On Sunday night the anchor of a TV show sneeringly and repeatedly referred to Prime Minister Narendra Modi's $5 trillion GDP target. The show was on the poor state of our cities and the well-meaning anchor didn't mean to demonise economic growth even though it came out sounding that way. When this was pointed out to her, she replied in her defence that India should grow but with responsibility to the environment. No one could disagree with that but the viewer was left unsure about the virtues of growth.
Ever since the $5 trillion goal was announced last week, it has set off a healthy debate with Modi calling his critics "professional pessimists". It is a good thing for a nation to aspire to a target. It also suggests that Modi 2.0 has a new mindset – a happy change from the "garibi hatao" mindset of giveaways that afflicted Modi 1.0 after Rahul Gandhi's jibe about a "suit-boot sarkar", which led to an unhappy race to the bottom during the recent general election. The ambitious target restores the growth mindset that got Modi elected in the first place in 2014.
The pursuit of higher GDP is easy to malign – it was invented during the industrial age and has its limitations. Many blame growth for harming the environment. They want governments to stop chasing money and start caring about the people. But it is also understandable why GDP remains the best guide for policy makers. In recent years growth has lifted more than a billion people around the world out of crushing poverty.
Only through growth does a society create jobs. Only growth provides taxes to the government to spend on education (that brings opportunity and equity) and healthcare (that improves nutrition, decreases child mortality and allows people to live longer.) In India, growth provided the means to bring subsidised gas to rural households to counter indoor air pollution from burning dung and wood for cooking. In 1990, this insidious form of pollution caused more than 8% of all deaths in the world; with growth and prosperity, this figure is down to nearly half today. Even outdoor pollution rises sharply when a poor nation begins to develop but declines as the nation prospers and has the resources to control it. It's not surprising that nations with high per capita GDP enjoy the highest ranks on the indices of human development and happiness.
It was not appropriate in her Budget speech to extoll the virtues of GDP growth, but the finance minister could have explained how achieving her bold target was crucial to creating jobs for the millions who voted for BJP. I would go further and make a new slogan for Modi 2.0, following Deng's example in China – "Not only garibi hatao, but amiri lao." This would capture the hopes and aspirations of the young. Instead of turning defensive about suit-boot, the right answer from a reformist prime minister should be, "Yes, I want every Indian to aspire to the comforts of a suit-boot lifestyle."
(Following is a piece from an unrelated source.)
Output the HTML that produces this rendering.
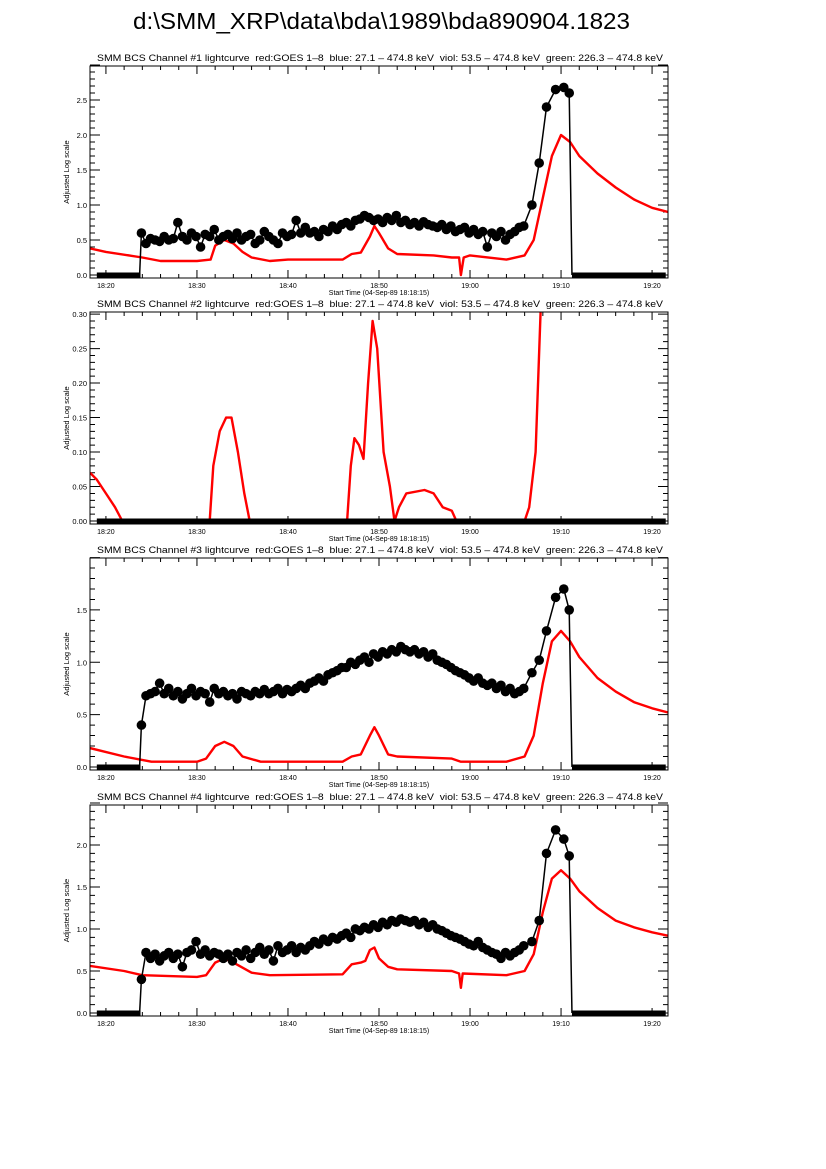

Success in achieving the $5 trillion target depends on implementing bold reforms and a change in other mindsets as well. Export pessimism, inherited from the 1950s, still persists and India's share in global exports remains a measly 1.7%. No country became middle class without exports. We must reverse the unfortunate protectionism that has afflicted the nation since 2014 and change our slogan to "Make in India for the World". Only through exports will come the high productivity jobs and acche din for our aspiring youth.
Second, growth and jobs will only come through private investment. Investor sentiment is weak and the biggest investors find India's environment turning hostile. The Budget has exacerbated this and it may be one reason for the stock market crash. Third, although it has become a major exporter of farm produce, India continues to treat its farmers like poor peasants. Farmers need freedom of distribution (scrap APMCs, Essential Commodities Act, etc), production (encourage contract farming), cold chains (liberalise multi-brand retail), and a stable policy on exports. Bleeding subsidies for fertilisers and PDS must be replaced by direct benefit transfers.
It is not enough to implement reforms, Modi needs to sell them. To begin with, sell them to his party, to RSS and allied saffron units. And then to the rest of the country. Margaret Thatcher used to say famously that she spent 20% of her time doing reforms and 80% selling them. The previous reformers – Narasimha Rao, Vajpayee, and Manmohan Singh – failed in this task. With his overwhelming mandate Modi should expend some of his political capital in this task. It is high time India stopped reforming by stealth.
In democracies the winner's honeymoon usually lasts a hundred days. The best answer to critics who are sceptical about the $5 trillion goal is to show tangible results during this period. For example, pull out the land and labour reform bills from the Modi 1.0 closet; improve them, and begin to "sell" these reforms in anticipation of getting them through the Rajya Sabha this time around. The FM on her part should quickly follow up on her bold disinvestment target by announcing a time bound plan for the strategic sale of other public sector companies (apart from Air India). Actions such as these will gain the peoples' trust in the ambitious $5 trillion number. And follow up with quarterly progress reports to the nation to reinforce confidence in Modi 2.0's bold vision.